On 1/30/2014 5:25 PM, Michael Torrie wrote:
On 01/30/2014 05:05 PM, Tod Hansmann wrote:
- I think Ruby is hideous (aesthetic, I know)
- Until recently Rails performance has been horrendous. It's not
"great" now, mind you, but it is at least competitive. I just have the
stigma left over (I had a similar issue with Java for a good two years
after 1.3)
Performance can mean a lot of different things. Web apps need
scalability more than the ability to do CPU-intensive things in a timely
way. So ruby doesn't need to be fast for a web application to work
well. I suspect you're referring to other aspects of performance, not
just CPU-bound calculations. And that is a fair criticism. What
exactly caused Ruby on Rails to have performance and scalability issues?
And what issues would Ruby have that Python doesn't have? For example,
they both have a GIL, which makes multi-threaded approaches fairly
useless. Of course asynchronous and multi-processing are the techniques
being used to scale these days. Can't see any reason Ruby can't do them
like Python can.
Does Python with a mature framework like Django scale at all compared to
a behemoth like Java? What is your experience?
Talking about performance in general is usually a better measure when
discussing performance issues. If we get nitpicky and pick an aspect of
things like cpu-bound calculation or using too much memory, it starts to
get niche. Ruby on Rails suffered in performance for two reasons. The
lesser reason was that Ruby was designed for convenience, NOT
performance, so it wouldn't go for efficiency of execution in any way,
it would go for shortest path for the developer to get a thing done
(there are noteable exceptions I've come across, but I'm not an expert.
I am more passing on second-hand assessments from the Rails devs and
Ruby devs from years ago).
The bigger reason was that the main Ruby runtime was terrible crap at
doing much of anything anyone could call "efficient." There's reasons
for this and I'm not saying it ruins the language or anything. Again,
Java had this same problem (seriously, if it's going to take 4 times as
long to do ANYthing, why would I use this? Hence hating Java when it was
1.0-1.2). Python did as well, though to a somewhat lesser extent. When
the Ruby devs redid the interpreter/runtime, the same code performed at
about the same speeds as you'd expect from their python equivalents
(again, hailing back to the Python vs Ruby drama I never cared for, even
the Ruby devs compared their baby to Python). You don't have to take my
word for it, it's in their own mailing lists and whatnot. It might
still be in their Wikipedia article. I haven't checked.

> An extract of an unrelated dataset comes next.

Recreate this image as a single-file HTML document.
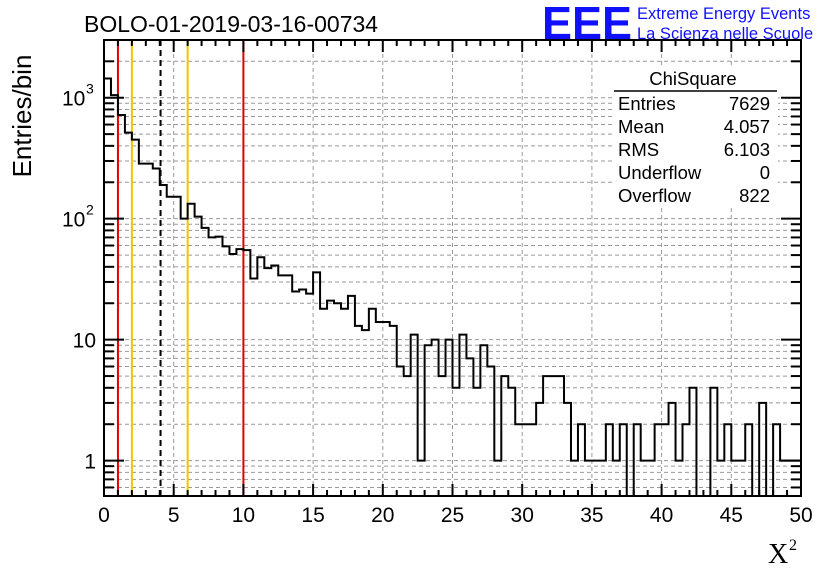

Then end-all of this is actually a bit more mild anyway. Ruby, and
Rails as well, are just tools. They have strengths and weaknesses for
various people and projects. Python, and Django, are the same. J2EE is
not a tool, it is a terrible beast we try to tame and many fail at. I
myself haven't had a rebellion to quell so I haven't tried to tame the
thing in the past, but I have actually seen J2EE apps that aren't
over-engineered barges, so I can't blame the tool. We programmers just
seem to want to think the tool we know should meet all our problems.
This is why I'm not a very good programmer. I prefer to solve problems
rather than program. The programming is a means to an end for me, and
thus I never giggle to myself about how cool currying is or think deep
thoughts about applets.
Django gives you power to do a number of things like have a
well-maintained kit of tools for the kinds of things you do in
data-driven web "apps." It does a great deal of thinking about the
project as a whole, and as a modular organization. Rails gives you
power to do a number of things as well, some of which overlap what
Django is. Nobody can really compare these on a list, because they're
not finite, and they switch from person to person. For instance, I
can't for the life of me use django-social-auth with the speed and
clarity required for it to save me all the time it's supposed to. I get
maybe half the benefit of it at best. This is not a failing of Django,
it's a failing of me to mesh well with Django. I'd die in Ruby land the
same way I do in Haskell. It just makes me tired to look at, and I
groan and turn over in bed instead.
Fun fact. Work has a J2EE app we hired a company for and for some
reason let them do it in there. Something something, complicated data
model, something, something management approvals. I don't know, I
wasn't there. I just here stories. We got it, after paying 4 times as
much and waiting 3 times as long. The two devs we eventually had
in-house from the consulting company we hired didn't even understand
their own pieces of it enough to document anything, and they'd been
working on it for more time than I've ever worked on a major version of
a codebase. When we received this thing, we didn't know how to run it,
let alone maintain the 180,000 lines of code. Is this J2EE's fault?
No, it can't be. It's the result of using a tool for something poorly,
with the wrong people wielding it. We have a guy that works in Java and
he can't figure it out, yet he produces wonderful Java and the best C++
nature allows him to. J2EE's niche I'm not sure of, but I think all of
these tools are useful in the right construction projects.